About your author's note, you're right about the nature of Saiyan hair. Toriyama said himself that a Saiyan's hair grows after being cut, just not past a certain length. Kinda of like monkey fur! Makes sense. -
IMABANANA 8/25/10 . chapter 7
That was a little less exciting and a little more introspective than the other ones. Very good though. Serive's formulating plan with the tea and her magic powder have me very interested to see what happens next!
IMABANANA 8/24/10 . chapter 6
That was another great chapter. I liked that you took the opportunity to elaborate on Vegeta's and Serive's history. One thing though. Frieza is white only in his perfect form, and in his first form he is kind of a lavender color with a strange, horned helmet-like form around his head. To my knowledge, Vegeta had only heard rumors that Frieza had other forms until the battle on Namek. Still, that was a really interesting chapter. I'd like to hear more about their past!
IMABANANA 8/23/10 . chapter 5
Very, very good! I like how her control of Trunks was re-introduced. While she won't have control of him for long, the others don't know that. Way to bluff!
One thing I meant to mention in the last chapter. Your descriptions of Yamcha and Krillin didn't seem to match what their ages should be in this time period. Krillin had gray hair and a mustache in GT, but here his hair is black like it was during the Buu saga. He doesn't seem the type to bother dying his hair. Also, Yamcha would be around 63 years old here. I wouldn't think a person at that age would be playing professional baseball. Yes, his martial arts training makes him stronger than the average human, but he still ages. Anyway, I think that should have been brought up. Speaking of age, in this chapter Bra is 17, but in earlier ones you said she was 16.

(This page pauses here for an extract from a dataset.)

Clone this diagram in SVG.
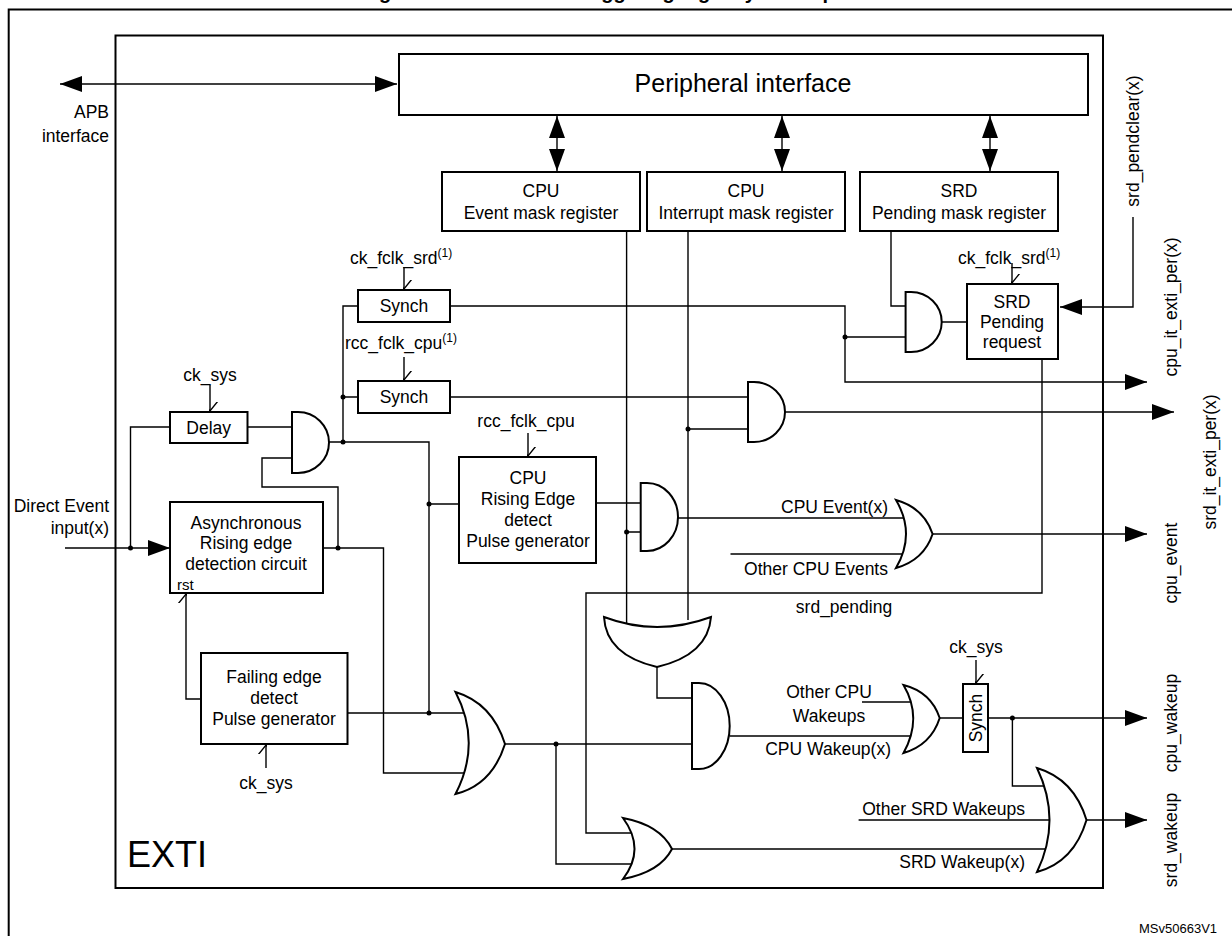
<svg xmlns="http://www.w3.org/2000/svg" width="1232" height="936" viewBox="0 0 1232 936">
<style>
text{font-family:"Liberation Sans",Arial,sans-serif;font-size:17.5px;fill:#000}
.m{text-anchor:middle}.e{text-anchor:end}
.w{stroke:#000;stroke-width:1.4;fill:none}
.b{stroke:#000;stroke-width:2;fill:#fff}
.g{stroke:#000;stroke-width:2;fill:#fff}
.fa{marker-end:url(#fa)}
</style>
<defs>
<marker id="fa" viewBox="0 0 22 16" refX="22" refY="8" markerWidth="22" markerHeight="16" markerUnits="userSpaceOnUse" orient="auto-start-reverse"><path d="M0,0L22,8L0,16z" fill="#000"/></marker>
<marker id="ov" viewBox="-9 -12 18 13" refX="0" refY="0" markerWidth="18" markerHeight="13" markerUnits="userSpaceOnUse" orient="auto-start-reverse"><path d="M-8,-10L0,0L8,-10" transform="rotate(-90)" fill="none" stroke="#000" stroke-width="1.4"/></marker>
</defs>
<text x="598" y="-1" class="m" style="font-weight:bold;font-size:20px">Figure 83. Direct event triggering logic by wakeup</text>
<path d="M1240,9.5H8.7V940" class="w" style="stroke-width:2"/>
<g id="exti"><rect x="115.5" y="35.5" width="987.5" height="852.5" fill="none" stroke="#000" stroke-width="2"/><text x="127" y="867" style="font-size:36px">EXTI</text></g>

<g id="connectors">
<path d="M60,84H397" class="w" marker-start="url(#fa)" marker-end="url(#fa)"/>
<path d="M557,116V171" class="w" marker-start="url(#fa)" marker-end="url(#fa)"/>
<path d="M782,116V171" class="w" marker-start="url(#fa)" marker-end="url(#fa)"/>
<path d="M990,116V171" class="w" marker-start="url(#fa)" marker-end="url(#fa)"/>
<path d="M404,267V289" class="w" marker-end="url(#ov)"/>
<path d="M404,357V380" class="w" marker-end="url(#ov)"/>
<path d="M210,385V411" class="w" marker-end="url(#ov)"/>
<path d="M528,433V456" class="w" marker-end="url(#ov)"/>
<path d="M201,699H186V594" class="w" marker-end="url(#ov)"/>
<path d="M266,768V745" class="w" marker-end="url(#ov)"/>
<path d="M1012,263V283" class="w" marker-end="url(#ov)"/>
<path d="M976,660V683" class="w" marker-end="url(#ov)"/>
<path d="M358,306H343V442M329,442H429V713M343,397H358M170,427H130.5V548M247.5,427H292M292,458H262V487H338V548" class="w"/>
<path d="M65,548H170" class="w fa"/>
<path d="M323,548H383.5V773H466M347.5,713H466M429,504H459M505,744H692M556,744V864H634M596,503H641M626.6,231V623M626.6,532H641M688,231V620M688,429H748" class="w"/>
<path d="M678,518H905M730.5,554H905" class="w"/>
<path d="M932.6,534H1147" class="w fa"/>
<path d="M450,306H845V382H1147" class="w fa"/>
<path d="M845,337H906M891,231V306H906M941.7,322H967" class="w"/>
<path d="M1133,217V307H1060" class="w fa"/>
<path d="M1042,359V593H586V833H634M450,397H748M657,667V698H692" class="w"/>
<path d="M785,412H1174" class="w fa"/>
<path d="M729.7,736H910M862,702H910M939.7,718H963" class="w"/>
<path d="M988,718H1147" class="w fa"/>
<path d="M1012.4,718V786H1050M858.6,820H1053M672,849H1050" class="w"/>
<path d="M1086.5,820H1147" class="w fa"/>
<g fill="#000"><circle cx="343" cy="397" r="2.5"/><circle cx="343" cy="442" r="2.5"/><circle cx="130.5" cy="548" r="2.5"/><circle cx="338" cy="548" r="2.5"/><circle cx="429" cy="504" r="2.5"/><circle cx="429" cy="713" r="2.5"/><circle cx="556" cy="744" r="2.5"/><circle cx="626.6" cy="532" r="2.5"/><circle cx="688" cy="429" r="2.5"/><circle cx="845" cy="337" r="2.5"/><circle cx="1012.4" cy="718" r="2.5"/></g>
</g>

<g id="periph"><rect x="399" y="54" width="689" height="61" class="b"/><text x="743" y="92" class="m" style="font-size:25px">Peripheral interface</text></g>
<g id="evmask"><rect x="442" y="172" width="198" height="59" class="b"/><text x="541" y="197" class="m">CPU</text><text x="541" y="219" class="m">Event mask register</text></g>
<g id="itmask"><rect x="647" y="172" width="198" height="59" class="b"/><text x="746" y="197" class="m">CPU</text><text x="746" y="219" class="m">Interrupt mask register</text></g>
<g id="srdmask"><rect x="860" y="172" width="198" height="59" class="b"/><text x="959" y="197" class="m">SRD</text><text x="959" y="219" class="m">Pending mask register</text></g>
<g id="synch1"><rect x="358" y="290" width="92" height="32" class="b"/><text x="404" y="312" class="m">Synch</text></g>
<g id="synch2"><rect x="358" y="381" width="92" height="32" class="b"/><text x="404" y="403" class="m">Synch</text></g>
<g id="delay"><rect x="170" y="412" width="77.5" height="31" class="b"/><text x="208.7" y="434" class="m">Delay</text></g>
<g id="async"><rect x="170" y="502" width="153" height="91" class="b"/><text x="246" y="529" class="m">Asynchronous</text><text x="246" y="549" class="m">Rising edge</text><text x="246" y="570" class="m">detection circuit</text><text x="177" y="590" style="font-size:15px">rst</text></g>
<g id="falling"><rect x="201" y="653" width="146.5" height="91" class="b"/><text x="274" y="683" class="m">Failing edge</text><text x="274" y="704" class="m">detect</text><text x="274" y="725" class="m">Pulse generator</text></g>
<g id="cpurise"><rect x="459" y="457" width="137" height="106" class="b"/><text x="528" y="484" class="m">CPU</text><text x="528" y="505" class="m">Rising Edge</text><text x="528" y="526" class="m">detect</text><text x="528" y="547" class="m">Pulse generator</text></g>
<g id="srdpend"><rect x="967" y="284" width="91" height="75" class="b"/><text x="1012" y="308" class="m">SRD</text><text x="1012" y="328" class="m">Pending</text><text x="1012" y="348" class="m">request</text></g>
<g id="synch3"><rect x="963" y="684" width="25" height="68" class="b"/><text transform="translate(982,718) rotate(-90)" class="m">Synch</text></g>

<g id="and1"><path d="M292,412H298A31,30.5 0 0 1 298,473H292Z" class="g"/></g>
<g id="and2"><path d="M905.6,292H911A30.7,30 0 0 1 911,352H905.6Z" class="g"/></g>
<g id="and3"><path d="M748,382H754A31,30 0 0 1 754,442H748Z" class="g"/></g>
<g id="and4"><path d="M640.7,483H647A31,34 0 0 1 647,551H640.7Z" class="g"/></g>
<g id="and5"><path d="M692,683H699A30.7,43 0 0 1 699,769H692Z" class="g"/></g>
<g id="or1"><path d="M455.5,692Q482,743 455.5,794Q492,785 505,744Q492,703 455.5,692Z" class="g"/></g>
<g id="or2"><path d="M896,500Q916,534 896,568Q924,560 932.6,534Q924,508 896,500Z" class="g"/></g>
<g id="or3"><path d="M903.5,685Q923,718 903.5,753Q931,745 939.7,718Q931,692 903.5,685Z" class="g"/></g>
<g id="or4"><path d="M1037,768Q1062,820 1037,872Q1074,862 1086.5,820Q1074,779 1037,768Z" class="g"/></g>
<g id="or5"><path d="M623,818Q646,849 623,879Q660,872 672,849Q660,825 623,818Z" class="g"/></g>
<g id="or6"><path d="M604,617Q657,637 711,617Q708,655 657,667Q606,655 604,617Z" class="g"/></g>

<g id="labels">
<text x="109" y="118" class="e">APB</text><text x="109" y="142" class="e">interface</text>
<text x="350" y="264">ck_fclk_srd<tspan dy="-7" style="font-size:12px">(1)</tspan></text>
<text x="345" y="349">rcc_fclk_cpu<tspan dy="-7" style="font-size:12px">(1)</tspan></text>
<text x="210" y="381" class="m">ck_sys</text>
<text x="526" y="427" class="m">rcc_fclk_cpu</text>
<text x="109" y="512" class="e">Direct Event</text><text x="109" y="534" class="e">input(x)</text>
<text x="266" y="789" class="m">ck_sys</text>
<text x="958" y="264">ck_fclk_srd<tspan dy="-7" style="font-size:12px">(1)</tspan></text>
<text x="888" y="513" class="e">CPU Event(x)</text>
<text x="888" y="575" class="e">Other CPU Events</text>
<text x="844" y="613" class="m">srd_pending</text>
<text x="976" y="653" class="m">ck_sys</text>
<text x="829" y="698" class="m">Other CPU</text><text x="829" y="722" class="m">Wakeups</text>
<text x="891" y="755" class="e">CPU Wakeup(x)</text>
<text x="1025" y="815" class="e">Other SRD Wakeups</text>
<text x="1025" y="868" class="e">SRD Wakeup(x)</text>
<text transform="translate(1139,141) rotate(-90)" class="m">srd_pendclear(x)</text>
<text transform="translate(1177,307) rotate(-90)" class="m">cpu_it_exti_per(x)</text>
<text transform="translate(1216,462) rotate(-90)" class="m">srd_it_exti_per(x)</text>
<text transform="translate(1177,563) rotate(-90)" class="m">cpu_event</text>
<text transform="translate(1177,723) rotate(-90)" class="m">cpu_wakeup</text>
<text transform="translate(1177,840) rotate(-90)" class="m">srd_wakeup</text>
<text x="1139" y="933" style="font-size:13px">MSv50663V1</text>
</g>
</svg>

Aside from that, great story so far. I like the side story of Paresu's slow initiation into this strange circle of friends, and I loved the photo album scene!
IMABANANA 8/22/10 . chapter 4
That was a really fun chapter. I like your OC. She sounds really cool looking! I also like the believable way that she, someone who is physically weaker than many of the Z fighters, could get the upperhand over someone like Vegeta. He's arguably the most powerful one there, but his strength doesn't do any good if Serive is so fast he can barely land a punch. Her use of magic and her use of Trunks as leverage were pretty good tricks too! I love stories that involve Vegeta's past connections. Again, great chapter!